Anahí has been reeling ever since she found out. She says she and Castro didn’t even want to get too hopeful about Sundance; she hadn’t imagined what it would be like to get picked up by Disney. Mija, she feels, found the right home: “It’s no longer like princesses waiting for their prince,” she says. “Now, it’s like these strong daughters that are trying to heal generational trauma and their family’s wounds. I think of, like, Brave, and I think of Moana, and I think of Encanto. Somebody was like, ‘Yeah, you fit that narrative, too,’ and I was like, ‘Oh, shit.’”

I note that during our one conversation, she’s name-dropped Disney characters like Mulan, Hannah Montana, and Moana, and she immediately bursts out laughing: “Oh, my God, that was not on purpose, I swear. It’s because it’s literally what I like. It’s what raised me.” Her brother used to babysit her and throw on Disney movies to entertain her when she was a kid. It was around that time that she started falling in love with music, too. Growing up, she sang in church, played saxophone in the school band, and violin in the school orchestra. She did choir in high school, and dreamed about Juilliard. In college, she majored in musical theater and communications, but decided to pursue the music business once the doors began opening widely for her.

“I found myself backstage and behind the scenes and working these shows,” she says. “I ended up in the music industry for quite some time, and I felt like I couldn’t sing anymore. I felt like I would be judged for it, or that people would think I had, like, ulterior motives, when I was really dedicated to supporting the artistry of others. I was like, ‘How can I hold space for both?’”

The pandemic shifted things drastically. Touring screeched to a halt, and she and Cuco parted ways. A pause in her management career gave her some time to make new plans, though, and she decided to take on a fellowship at USC, where she reconnected with singing, writing, and recording. Slowly, she started posting videos of her music, though it made her nervous. “Because of my journey and my past, it was like this weird self-sabotage where I was like, ‘Oh, no, I can’t.’ Like, ‘I’m going to be embarrassed.’ If I reach out to the people that I convinced to be champions for the artists I was representing, I couldn’t bring myself to be like, ‘Wait, are you down to be a champion for what I’m doing right now?’”

But supporters showed up for her in droves, especially after she shared a tender backyard session she did on her 27th birthday. “Jessie Reyez reached out, Mon Laferte reached out, La Marisoul reached out,” she remembers. “America Ferrera posted it.” Eventually, she crossed paths with the producer and music maverick Camilo Lara and showed him a song called “Que Sufras” she’d been working on. He was immediately intrigued and asked if he could work on it with her. “He really gave me the encouragement, that push,” she explains. “Because if he didn’t contribute to the song, I don’t know if I would’ve ever released it.”

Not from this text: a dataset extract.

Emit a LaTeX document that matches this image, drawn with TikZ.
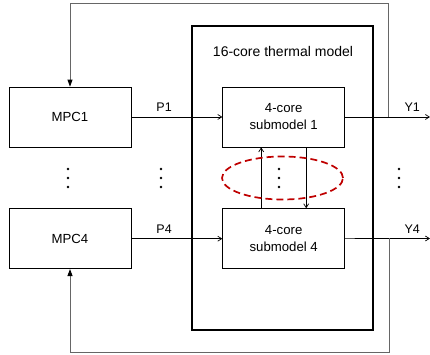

There’s a melancholiness to Aprendiendo por las Malas, which roughly translated means “Learning the hard way.” The songs capture a period of intense, difficult transitions as she grappled with big changes and what she wanted her future to look like. “These last few years, I was like, ‘Oh, my God, like the universe gave me some, like, serious, like, chingasos,” she says, using a Mexican slang term for “blows.” The creative process almost felt like a purging to her, a chance to let everything out — something that comes through in the music. “I hope that when I do sing these songs they’re a place of reflection and catharsis for other people to connect with.” She’s already started to work on more songs that are lighter and explore a more creative side. She’s tentatively calling her second EP Aprendiendo por las Buenas: “Learning through the good.”

Before we finish talking, Anahí sees one more sign: “A bee just stopped right by me, too. Wow!” she says excitedly. To her, it’s another greeting from the universe, another acknowledgment from the people who came before her that she’s in the right place.